I grew up in Guatemala City. However, I didn’t live in the same house my whole life. We moved around quite a bit as a family. We didn’t own the properties we lived in. We rented each house. The longest we lived in one house was just under eight years. I had just turned seven when we moved to Zona 8, and I was about to turn fifteen when we moved out.
The house was located in a more or less dangerous area of town. We were one block away from one of the main arteries of the city. It was was also about four blocks from the biggest market of the city, La Terminal. There were gangs and pickpocketing crews that would gather not too far from our house. I remember knowing that my siblings and I were not supposed to go beyond a certain street on our own.
The neighborhood was gritty. The concrete facades of the houses were crumbling. It was an old barrio. Some of houses were at least fifty to sixty-years-old and built with adobe bricks. The streets had potholes, and there was a little pack of stray dogs that would hang out right outside our house.
On one occasion, I remember coming out from buying some tortillas from the corner store, and I saw a group of young men chasing a teenage boy. They were yelling words I couldn’t understand. They were just far enough for me to not be able to hear with clarity. I stood there, on the street, seeing what was happening while holding piping hot tortillas inside a small kitchen towel. One of the young men involved in the incident suddenly stopped, pulled a gun out of his pocket, and opened fire in the middle of the street. It was all very quiet after the gun shots. I don’t know if he killed or wounded somebody. I couldn’t see around the corner towards where he was aiming his gun. Once everything was calm, I walked the remaining fifteen steps to the front door of my house.
My parents did a good job in keeping us safe during that season of life. They sheltered us as much as they could from the violence of our city. They couldn’t protect us from everything, though. My sister got mugged a few times coming back from school. I was chased a couple of times by thieves walking home from the bus stop. We had a few break ins while we were asleep at night. We even had a total stranger sleeping in the laundry room for who knows how long before my mother found him. He was comfortably tucked in under several blankets in the linen’s closet, just outside the door to the back patio.

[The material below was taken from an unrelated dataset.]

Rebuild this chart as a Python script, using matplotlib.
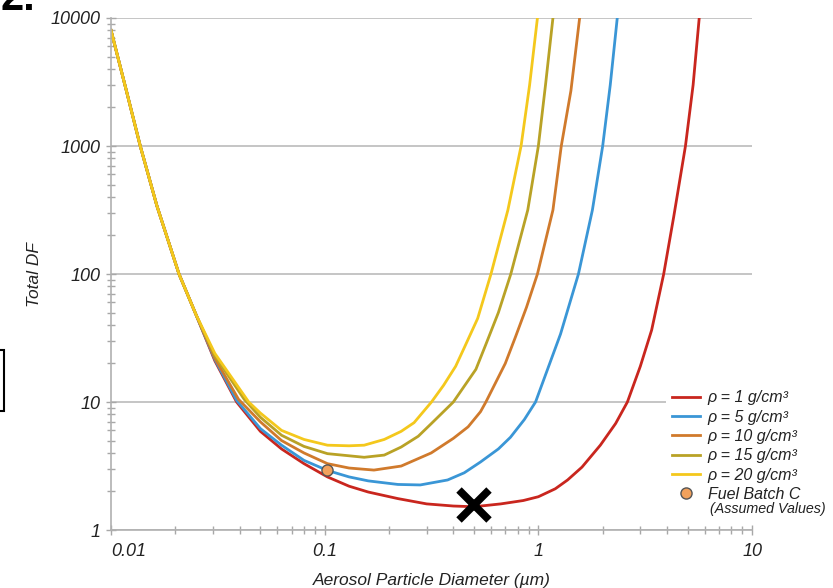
import matplotlib
matplotlib.use("Agg")
import matplotlib.pyplot as plt
from matplotlib.patches import Rectangle
from matplotlib.ticker import LogLocator

plt.rcParams['font.family'] = ['Liberation Sans', 'DejaVu Sans']

# curve data (diameter in um, total DF)
d_red = [0.01, 0.0118, 0.0137, 0.0164, 0.0208, 0.025, 0.0306, 0.0387, 0.05, 0.0628, 0.08, 0.103, 0.13, 0.16,
         0.22, 0.3, 0.4, 0.5, 0.667, 0.85, 1.0, 1.2, 1.37, 1.6, 1.95, 2.3, 2.61, 3.0, 3.39, 3.86, 4.3, 4.88,
         5.3, 5.66]
df_red = [8000, 2700, 1000, 340, 100, 48, 21, 10, 5.9, 4.3, 3.3, 2.6, 2.2, 1.98,
          1.76, 1.6, 1.54, 1.52, 1.6, 1.7, 1.82, 2.1, 2.46, 3.1, 4.6, 6.8, 10, 19, 36.5, 100, 280, 1000,
          3000, 10000]

d_blue = [0.01, 0.0118, 0.0137, 0.0164, 0.0208, 0.025, 0.0306, 0.0387, 0.05, 0.0628, 0.08, 0.103, 0.13, 0.16,
          0.22, 0.28, 0.376, 0.45, 0.536, 0.65, 0.74, 0.86, 0.97, 1.13, 1.27, 1.54, 1.79, 2.0, 2.17, 2.34]
df_blue = [8000, 2700, 1000, 340, 100, 48, 21.5, 10.3, 6.2, 4.6, 3.5, 2.92, 2.6, 2.42,
           2.27, 2.25, 2.46, 2.8, 3.4, 4.3, 5.3, 7.3, 10, 20, 34, 100, 316, 1000, 3000, 10000]

d_orange = [0.01, 0.0118, 0.0137, 0.0164, 0.0208, 0.025, 0.0306, 0.0395, 0.05, 0.0628, 0.08, 0.103, 0.13,
            0.17, 0.228, 0.315, 0.4, 0.469, 0.536, 0.568, 0.7, 0.78, 0.88, 0.99, 1.17, 1.28, 1.42, 1.56]
df_orange = [8000, 2700, 1000, 340, 100, 48, 22, 10.5, 7.0, 5.0, 4.0, 3.3, 3.05,
             2.94, 3.16, 4.0, 5.2, 6.4, 8.4, 10, 20, 32, 55, 100, 316, 1000, 2700, 10000]

d_olive = [0.01, 0.0118, 0.0137, 0.0164, 0.0208, 0.025, 0.0306, 0.042, 0.05, 0.0628, 0.08, 0.103, 0.153,
           0.19, 0.228, 0.274, 0.316, 0.4, 0.51, 0.567, 0.65, 0.743, 0.892, 1.0, 1.08, 1.17]
df_olive = [8000, 2700, 1000, 340, 100, 48, 23, 10.5, 7.6, 5.5, 4.5, 3.95, 3.7,
            3.85, 4.45, 5.4, 6.8, 10, 18, 28, 50, 100, 316, 1000, 3000, 10000]

d_yellow = [0.01, 0.0118, 0.0137, 0.0164, 0.0208, 0.025, 0.0306, 0.0441, 0.05, 0.0628, 0.08, 0.103, 0.13,
            0.153, 0.19, 0.228, 0.262, 0.316, 0.36, 0.41, 0.452, 0.52, 0.6, 0.72, 0.83, 0.91, 0.99]
df_yellow = [8000, 2700, 1000, 340, 100, 48, 24, 10, 8.2, 6.0, 5.1, 4.6, 4.55,
             4.6, 5.1, 5.9, 6.9, 10, 13.5, 19, 27, 45, 100, 316, 1000, 3000, 10000]

series = [
    (d_red, df_red, "ρ = 1 g/cm³", "#C9261E"),
    (d_blue, df_blue, "ρ = 5 g/cm³", "#3A96D6"),
    (d_orange, df_orange, "ρ = 10 g/cm³", "#D07A2C"),
    (d_olive, df_olive, "ρ = 15 g/cm³", "#B9A226"),
    (d_yellow, df_yellow, "ρ = 20 g/cm³", "#F4C81C"),
]

fuel_d = [0.103]
fuel_df = [2.94]
mark_d = [0.5]
mark_df = [1.58]

fig = plt.figure(figsize=(8.33, 5.88), dpi=100)
ax = fig.add_axes([0.1333, 0.0986, 0.7695, 0.8708])

for d, df, lab, col in series:
    ax.plot(d, df, color=col, lw=2, label=lab, solid_joinstyle='round')

ax.plot(fuel_d, fuel_df, 'o', ms=8, mfc='#F2A15C', mec='#555555', mew=1, ls='none',
        label="Fuel Batch C", zorder=5)
ax.plot(mark_d, mark_df, 'x', ms=22, mew=5.5, color='black', zorder=6)

ax.set_xscale('log')
ax.set_yscale('log')
ax.set_xlim(0.01, 10)
ax.set_ylim(1, 10000)

for s in ['top', 'right']:
    ax.spines[s].set_visible(False)
for s in ['left', 'bottom']:
    ax.spines[s].set_color('#b0b0b0')
    ax.spines[s].set_linewidth(1.2)

ax.yaxis.grid(True, which='major', color='#c0c0c0', lw=1.3)
ax.set_axisbelow(True)

ax.set_xticks([0.01, 0.1, 1, 10])
ax.set_xticklabels(['0.01', '0.1', '1', '10'])
ax.set_yticks([1, 10, 100, 1000, 10000])
ax.set_yticklabels(['1', '10', '100', '1000', '10000'])
ax.xaxis.set_minor_locator(LogLocator(base=10, subs=range(2, 10)))
ax.yaxis.set_minor_locator(LogLocator(base=10, subs=range(2, 10)))
ax.tick_params(which='both', direction='inout', color='#a8a8a8', width=1)
ax.tick_params(which='major', length=7)
ax.tick_params(which='minor', length=6)
ax.tick_params(axis='x', which='major', pad=6)
ax.tick_params(axis='y', which='major', pad=4)
for t in ax.get_xticklabels() + ax.get_yticklabels():
    t.set_fontstyle('italic')
    t.set_fontsize(13)
    t.set_color('#222222')
ax.get_xticklabels()[0].set_horizontalalignment('left')

ax.set_xlabel("Aerosol Particle Diameter (µm)", fontsize=12.5, style='italic', color='#222222', labelpad=9)
ax.set_ylabel("Total DF", fontsize=12.5, style='italic', color='#222222', labelpad=6)

leg = fig.legend(loc='upper left', bbox_to_anchor=(0.7894, 0.3605), frameon=True, fancybox=False,
                 facecolor='white', edgecolor='none', framealpha=1,
                 handlelength=1.75, handletextpad=0.5, labelspacing=0.27,
                 prop={'style': 'italic', 'size': 11.5})
for t in leg.get_texts():
    t.set_color('#222222')
fig.text(0.852, 1 - 509 / 588, "(Assumed Values)", fontsize=10.3, style='italic', color='#222222',
         va='center', zorder=10)

# cropped fragments around the edges of the original picture
fig.text(0.0, 1 - 10 / 588, "2.", fontsize=30, weight='bold', va='baseline', ha='left')
fig.patches.append(Rectangle((-0.05, 1 - 411 / 588), 0.05 + 4 / 833, 61 / 588, transform=fig.transFigure,
                             fill=False, ec='black', lw=1.5))

fig.savefig("out.png", dpi=100)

My parents also made sure that we knew that the violence surrounding us was the reality for the vast majority of people in our city. In a way, my parents mapped the city with us and taught us not only where not to go. They also taught us a geography of suffering. They allowed us to see, experience, and serve along their side in the margins of our city. As a pastor, my father visited more regularly the most vulnerable families of his congregations. My mother, who was a theology scholar, made sure that the kids from our street had outlets to have fun during our school breaks. She ran VBS type of activities out of our garage for several weeks every year. We were there serving our neighbors together, loving the most vulnerable.
Now that I look in retrospect, I notice that my parents did not serve with a savior complex. I think that they knew deep down that we were also a vulnerable family. We did not have medical insurance, we lived paycheck to paycheck, and we experienced violence and disffunction in our home. We walked the razor’s edge between being low-income and loosing everything. But even with all of their imperfections and trauma, my parents planted the seeds that would later flourish in me as class consciousness, loving and serving with people living in poverty, and believing that God reveals Godself in the face of the most vulnerable in our communities.
Remembering this things is making think about how we see our city, how we experience our communities, and how we serve our neighbors. This has inspired me to think and write another short series of essays, in which I will engage the mapping of our cities. We will map the hurt, hope, and heart of our communities. In doing so, I will connect stories, sociology, and theology in a way that will make each essay an interdisciplinary exercise. That is to say that I will bring ideas form different contexts and weave them together in each piece. At the end of each essay, I will leave a couple of questions so we can reflect together in a way that I hope will foster communal action, reflection, and discernment. Hopefully, that will liberate us to love our city and seek its peace.
Reflection Questions
What do you love the most about your city?
What do you dislike about your city?
Where do you see God in your city?
It can be difficult to see the positive in our upbringings--but you did a beautiful job finding God's leading through your parents. Thank you for sharing this.
Answers to Reflection Questions:
What do you love the most about your city?
I love the rise in diversity and seeing different people experience the same struggle in different languages and contexts and responding relatively the same even though they don't know it.
What do you dislike about your city?
It stinks of religion--it's not a loud obnoxious smell but a quiet undertone that makes you wrinkle your nose ever so much and keeps you quiet; a stale smell that if anyone raises a question towards it nobody else claims to smell it.
Where do you see God in your city?
I see God in the bodies of my neighbours and the shoppers and friends. In the offer to allow someone to skip a que, or offering up their spare change to the elderly woman who is 6p short for her shop. I see God in quiet catch-up conversations and in people witnessing one another's humanity.
Thank you for responding to the questions. I love seeing the different ways in which you see your city. Thanks for sharing.